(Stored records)

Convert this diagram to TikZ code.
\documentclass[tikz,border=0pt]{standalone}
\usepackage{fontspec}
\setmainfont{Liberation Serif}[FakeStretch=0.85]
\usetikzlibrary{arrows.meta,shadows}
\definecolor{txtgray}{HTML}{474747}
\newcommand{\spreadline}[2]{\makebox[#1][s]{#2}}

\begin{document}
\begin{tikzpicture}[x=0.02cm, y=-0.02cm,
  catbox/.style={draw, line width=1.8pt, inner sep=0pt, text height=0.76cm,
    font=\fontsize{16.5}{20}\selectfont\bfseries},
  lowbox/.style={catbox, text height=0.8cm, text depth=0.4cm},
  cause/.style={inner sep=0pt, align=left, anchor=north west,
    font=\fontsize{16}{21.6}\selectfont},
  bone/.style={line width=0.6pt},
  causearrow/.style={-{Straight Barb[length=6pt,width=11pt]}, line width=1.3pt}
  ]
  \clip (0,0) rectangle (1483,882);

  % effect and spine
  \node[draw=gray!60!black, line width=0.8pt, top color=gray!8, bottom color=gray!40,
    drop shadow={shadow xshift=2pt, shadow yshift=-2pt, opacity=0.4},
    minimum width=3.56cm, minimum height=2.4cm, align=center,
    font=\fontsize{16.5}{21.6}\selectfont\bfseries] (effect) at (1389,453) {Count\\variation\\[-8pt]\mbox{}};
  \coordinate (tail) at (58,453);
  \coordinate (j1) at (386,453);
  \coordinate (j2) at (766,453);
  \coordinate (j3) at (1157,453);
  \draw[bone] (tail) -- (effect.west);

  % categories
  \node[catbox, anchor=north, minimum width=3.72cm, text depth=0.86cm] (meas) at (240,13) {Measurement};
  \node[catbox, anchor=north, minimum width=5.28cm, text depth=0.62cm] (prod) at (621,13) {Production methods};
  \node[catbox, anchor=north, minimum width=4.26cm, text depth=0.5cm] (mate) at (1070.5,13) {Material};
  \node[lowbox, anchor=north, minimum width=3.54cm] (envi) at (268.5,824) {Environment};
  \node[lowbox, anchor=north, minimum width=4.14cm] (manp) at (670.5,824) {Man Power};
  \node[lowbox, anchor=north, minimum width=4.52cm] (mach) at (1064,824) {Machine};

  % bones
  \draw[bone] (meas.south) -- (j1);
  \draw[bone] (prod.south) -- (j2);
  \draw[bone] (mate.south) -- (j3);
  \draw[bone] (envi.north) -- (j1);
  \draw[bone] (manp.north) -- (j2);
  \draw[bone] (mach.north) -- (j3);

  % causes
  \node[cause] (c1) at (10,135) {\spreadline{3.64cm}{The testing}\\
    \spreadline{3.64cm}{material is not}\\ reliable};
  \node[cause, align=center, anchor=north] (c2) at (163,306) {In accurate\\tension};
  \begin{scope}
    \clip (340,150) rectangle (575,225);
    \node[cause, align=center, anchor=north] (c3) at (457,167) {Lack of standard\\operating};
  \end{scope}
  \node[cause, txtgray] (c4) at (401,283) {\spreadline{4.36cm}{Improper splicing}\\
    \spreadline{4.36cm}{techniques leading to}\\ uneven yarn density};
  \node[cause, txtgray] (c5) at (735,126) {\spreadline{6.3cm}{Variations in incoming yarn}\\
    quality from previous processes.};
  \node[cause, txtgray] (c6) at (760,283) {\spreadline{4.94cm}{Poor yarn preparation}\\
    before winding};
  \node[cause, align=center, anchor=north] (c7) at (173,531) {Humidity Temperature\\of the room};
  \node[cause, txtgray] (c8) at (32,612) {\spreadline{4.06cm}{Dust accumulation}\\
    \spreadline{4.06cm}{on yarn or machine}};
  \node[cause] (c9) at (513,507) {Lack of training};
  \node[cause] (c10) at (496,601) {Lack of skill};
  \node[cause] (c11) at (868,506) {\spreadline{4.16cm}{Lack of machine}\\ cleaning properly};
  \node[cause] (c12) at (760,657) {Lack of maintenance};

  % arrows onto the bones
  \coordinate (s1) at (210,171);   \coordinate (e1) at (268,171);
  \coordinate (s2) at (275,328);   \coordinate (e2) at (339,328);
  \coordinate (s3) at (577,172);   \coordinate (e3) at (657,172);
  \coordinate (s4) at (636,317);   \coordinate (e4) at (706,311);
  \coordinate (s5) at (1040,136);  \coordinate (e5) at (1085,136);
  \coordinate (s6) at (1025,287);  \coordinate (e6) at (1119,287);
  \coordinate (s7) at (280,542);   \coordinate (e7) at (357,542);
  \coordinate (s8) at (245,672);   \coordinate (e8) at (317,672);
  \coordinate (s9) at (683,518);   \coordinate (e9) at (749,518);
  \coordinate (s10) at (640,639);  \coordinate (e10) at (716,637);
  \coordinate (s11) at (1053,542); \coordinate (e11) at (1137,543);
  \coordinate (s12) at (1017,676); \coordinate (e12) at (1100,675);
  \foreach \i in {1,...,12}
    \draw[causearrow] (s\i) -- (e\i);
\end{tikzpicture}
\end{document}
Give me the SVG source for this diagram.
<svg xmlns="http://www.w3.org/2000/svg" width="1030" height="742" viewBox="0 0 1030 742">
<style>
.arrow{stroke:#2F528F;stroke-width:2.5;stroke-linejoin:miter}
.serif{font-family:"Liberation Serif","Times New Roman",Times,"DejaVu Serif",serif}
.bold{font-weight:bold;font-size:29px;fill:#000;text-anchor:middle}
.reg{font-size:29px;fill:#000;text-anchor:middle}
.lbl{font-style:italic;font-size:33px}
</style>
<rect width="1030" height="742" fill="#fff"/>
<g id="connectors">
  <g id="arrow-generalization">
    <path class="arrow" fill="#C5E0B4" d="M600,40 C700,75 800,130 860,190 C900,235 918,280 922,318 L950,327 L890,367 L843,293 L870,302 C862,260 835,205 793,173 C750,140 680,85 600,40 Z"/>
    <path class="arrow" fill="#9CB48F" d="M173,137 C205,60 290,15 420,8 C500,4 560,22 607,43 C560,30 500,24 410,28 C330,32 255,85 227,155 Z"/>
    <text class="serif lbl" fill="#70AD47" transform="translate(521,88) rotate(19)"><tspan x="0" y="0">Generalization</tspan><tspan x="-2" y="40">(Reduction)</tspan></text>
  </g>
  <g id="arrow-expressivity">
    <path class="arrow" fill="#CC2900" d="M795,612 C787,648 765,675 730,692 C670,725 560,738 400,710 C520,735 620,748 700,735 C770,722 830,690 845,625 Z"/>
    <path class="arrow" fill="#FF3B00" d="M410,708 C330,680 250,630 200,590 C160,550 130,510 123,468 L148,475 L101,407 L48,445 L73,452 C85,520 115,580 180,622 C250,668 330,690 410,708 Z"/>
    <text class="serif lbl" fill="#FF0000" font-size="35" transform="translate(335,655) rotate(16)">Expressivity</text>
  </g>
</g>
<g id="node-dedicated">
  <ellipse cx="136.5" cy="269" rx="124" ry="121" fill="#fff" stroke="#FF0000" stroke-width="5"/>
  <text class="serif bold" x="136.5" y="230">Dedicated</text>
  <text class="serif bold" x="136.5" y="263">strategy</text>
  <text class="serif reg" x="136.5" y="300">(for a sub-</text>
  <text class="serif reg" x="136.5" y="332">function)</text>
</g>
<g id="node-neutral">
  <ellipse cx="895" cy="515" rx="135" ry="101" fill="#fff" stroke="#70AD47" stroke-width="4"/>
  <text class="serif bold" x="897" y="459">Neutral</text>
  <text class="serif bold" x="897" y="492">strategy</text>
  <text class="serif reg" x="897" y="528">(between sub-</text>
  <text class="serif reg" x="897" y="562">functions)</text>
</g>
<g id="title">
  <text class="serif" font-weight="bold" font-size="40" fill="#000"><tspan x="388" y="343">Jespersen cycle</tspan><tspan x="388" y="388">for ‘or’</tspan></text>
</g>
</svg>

* WHAT THE TASK REQUIRES *
Give back each line above precisely as it stands.

* FULL OUTPUT *
Convert this diagram to TikZ code.
\documentclass[tikz,border=0pt]{standalone}
\usepackage{fontspec}
\setmainfont{Liberation Serif}[FakeStretch=0.85]
\usetikzlibrary{arrows.meta,shadows}
\definecolor{txtgray}{HTML}{474747}
\newcommand{\spreadline}[2]{\makebox[#1][s]{#2}}

\begin{document}
\begin{tikzpicture}[x=0.02cm, y=-0.02cm,
  catbox/.style={draw, line width=1.8pt, inner sep=0pt, text height=0.76cm,
    font=\fontsize{16.5}{20}\selectfont\bfseries},
  lowbox/.style={catbox, text height=0.8cm, text depth=0.4cm},
  cause/.style={inner sep=0pt, align=left, anchor=north west,
    font=\fontsize{16}{21.6}\selectfont},
  bone/.style={line width=0.6pt},
  causearrow/.style={-{Straight Barb[length=6pt,width=11pt]}, line width=1.3pt}
  ]
  \clip (0,0) rectangle (1483,882);

  % effect and spine
  \node[draw=gray!60!black, line width=0.8pt, top color=gray!8, bottom color=gray!40,
    drop shadow={shadow xshift=2pt, shadow yshift=-2pt, opacity=0.4},
    minimum width=3.56cm, minimum height=2.4cm, align=center,
    font=\fontsize{16.5}{21.6}\selectfont\bfseries] (effect) at (1389,453) {Count\\variation\\[-8pt]\mbox{}};
  \coordinate (tail) at (58,453);
  \coordinate (j1) at (386,453);
  \coordinate (j2) at (766,453);
  \coordinate (j3) at (1157,453);
  \draw[bone] (tail) -- (effect.west);

  % categories
  \node[catbox, anchor=north, minimum width=3.72cm, text depth=0.86cm] (meas) at (240,13) {Measurement};
  \node[catbox, anchor=north, minimum width=5.28cm, text depth=0.62cm] (prod) at (621,13) {Production methods};
  \node[catbox, anchor=north, minimum width=4.26cm, text depth=0.5cm] (mate) at (1070.5,13) {Material};
  \node[lowbox, anchor=north, minimum width=3.54cm] (envi) at (268.5,824) {Environment};
  \node[lowbox, anchor=north, minimum width=4.14cm] (manp) at (670.5,824) {Man Power};
  \node[lowbox, anchor=north, minimum width=4.52cm] (mach) at (1064,824) {Machine};

  % bones
  \draw[bone] (meas.south) -- (j1);
  \draw[bone] (prod.south) -- (j2);
  \draw[bone] (mate.south) -- (j3);
  \draw[bone] (envi.north) -- (j1);
  \draw[bone] (manp.north) -- (j2);
  \draw[bone] (mach.north) -- (j3);

  % causes
  \node[cause] (c1) at (10,135) {\spreadline{3.64cm}{The testing}\\
    \spreadline{3.64cm}{material is not}\\ reliable};
  \node[cause, align=center, anchor=north] (c2) at (163,306) {In accurate\\tension};
  \begin{scope}
    \clip (340,150) rectangle (575,225);
    \node[cause, align=center, anchor=north] (c3) at (457,167) {Lack of standard\\operating};
  \end{scope}
  \node[cause, txtgray] (c4) at (401,283) {\spreadline{4.36cm}{Improper splicing}\\
    \spreadline{4.36cm}{techniques leading to}\\ uneven yarn density};
  \node[cause, txtgray] (c5) at (735,126) {\spreadline{6.3cm}{Variations in incoming yarn}\\
    quality from previous processes.};
  \node[cause, txtgray] (c6) at (760,283) {\spreadline{4.94cm}{Poor yarn preparation}\\
    before winding};
  \node[cause, align=center, anchor=north] (c7) at (173,531) {Humidity Temperature\\of the room};
  \node[cause, txtgray] (c8) at (32,612) {\spreadline{4.06cm}{Dust accumulation}\\
    \spreadline{4.06cm}{on yarn or machine}};
  \node[cause] (c9) at (513,507) {Lack of training};
  \node[cause] (c10) at (496,601) {Lack of skill};
  \node[cause] (c11) at (868,506) {\spreadline{4.16cm}{Lack of machine}\\ cleaning properly};
  \node[cause] (c12) at (760,657) {Lack of maintenance};

  % arrows onto the bones
  \coordinate (s1) at (210,171);   \coordinate (e1) at (268,171);
  \coordinate (s2) at (275,328);   \coordinate (e2) at (339,328);
  \coordinate (s3) at (577,172);   \coordinate (e3) at (657,172);
  \coordinate (s4) at (636,317);   \coordinate (e4) at (706,311);
  \coordinate (s5) at (1040,136);  \coordinate (e5) at (1085,136);
  \coordinate (s6) at (1025,287);  \coordinate (e6) at (1119,287);
  \coordinate (s7) at (280,542);   \coordinate (e7) at (357,542);
  \coordinate (s8) at (245,672);   \coordinate (e8) at (317,672);
  \coordinate (s9) at (683,518);   \coordinate (e9) at (749,518);
  \coordinate (s10) at (640,639);  \coordinate (e10) at (716,637);
  \coordinate (s11) at (1053,542); \coordinate (e11) at (1137,543);
  \coordinate (s12) at (1017,676); \coordinate (e12) at (1100,675);
  \foreach \i in {1,...,12}
    \draw[causearrow] (s\i) -- (e\i);
\end{tikzpicture}
\end{document}
Give me the SVG source for this diagram.
<svg xmlns="http://www.w3.org/2000/svg" width="1030" height="742" viewBox="0 0 1030 742">
<style>
.arrow{stroke:#2F528F;stroke-width:2.5;stroke-linejoin:miter}
.serif{font-family:"Liberation Serif","Times New Roman",Times,"DejaVu Serif",serif}
.bold{font-weight:bold;font-size:29px;fill:#000;text-anchor:middle}
.reg{font-size:29px;fill:#000;text-anchor:middle}
.lbl{font-style:italic;font-size:33px}
</style>
<rect width="1030" height="742" fill="#fff"/>
<g id="connectors">
  <g id="arrow-generalization">
    <path class="arrow" fill="#C5E0B4" d="M600,40 C700,75 800,130 860,190 C900,235 918,280 922,318 L950,327 L890,367 L843,293 L870,302 C862,260 835,205 793,173 C750,140 680,85 600,40 Z"/>
    <path class="arrow" fill="#9CB48F" d="M173,137 C205,60 290,15 420,8 C500,4 560,22 607,43 C560,30 500,24 410,28 C330,32 255,85 227,155 Z"/>
    <text class="serif lbl" fill="#70AD47" transform="translate(521,88) rotate(19)"><tspan x="0" y="0">Generalization</tspan><tspan x="-2" y="40">(Reduction)</tspan></text>
  </g>
  <g id="arrow-expressivity">
    <path class="arrow" fill="#CC2900" d="M795,612 C787,648 765,675 730,692 C670,725 560,738 400,710 C520,735 620,748 700,735 C770,722 830,690 845,625 Z"/>
    <path class="arrow" fill="#FF3B00" d="M410,708 C330,680 250,630 200,590 C160,550 130,510 123,468 L148,475 L101,407 L48,445 L73,452 C85,520 115,580 180,622 C250,668 330,690 410,708 Z"/>
    <text class="serif lbl" fill="#FF0000" font-size="35" transform="translate(335,655) rotate(16)">Expressivity</text>
  </g>
</g>
<g id="node-dedicated">
  <ellipse cx="136.5" cy="269" rx="124" ry="121" fill="#fff" stroke="#FF0000" stroke-width="5"/>
  <text class="serif bold" x="136.5" y="230">Dedicated</text>
  <text class="serif bold" x="136.5" y="263">strategy</text>
  <text class="serif reg" x="136.5" y="300">(for a sub-</text>
  <text class="serif reg" x="136.5" y="332">function)</text>
</g>
<g id="node-neutral">
  <ellipse cx="895" cy="515" rx="135" ry="101" fill="#fff" stroke="#70AD47" stroke-width="4"/>
  <text class="serif bold" x="897" y="459">Neutral</text>
  <text class="serif bold" x="897" y="492">strategy</text>
  <text class="serif reg" x="897" y="528">(between sub-</text>
  <text class="serif reg" x="897" y="562">functions)</text>
</g>
<g id="title">
  <text class="serif" font-weight="bold" font-size="40" fill="#000"><tspan x="388" y="343">Jespersen cycle</tspan><tspan x="388" y="388">for ‘or’</tspan></text>
</g>
</svg>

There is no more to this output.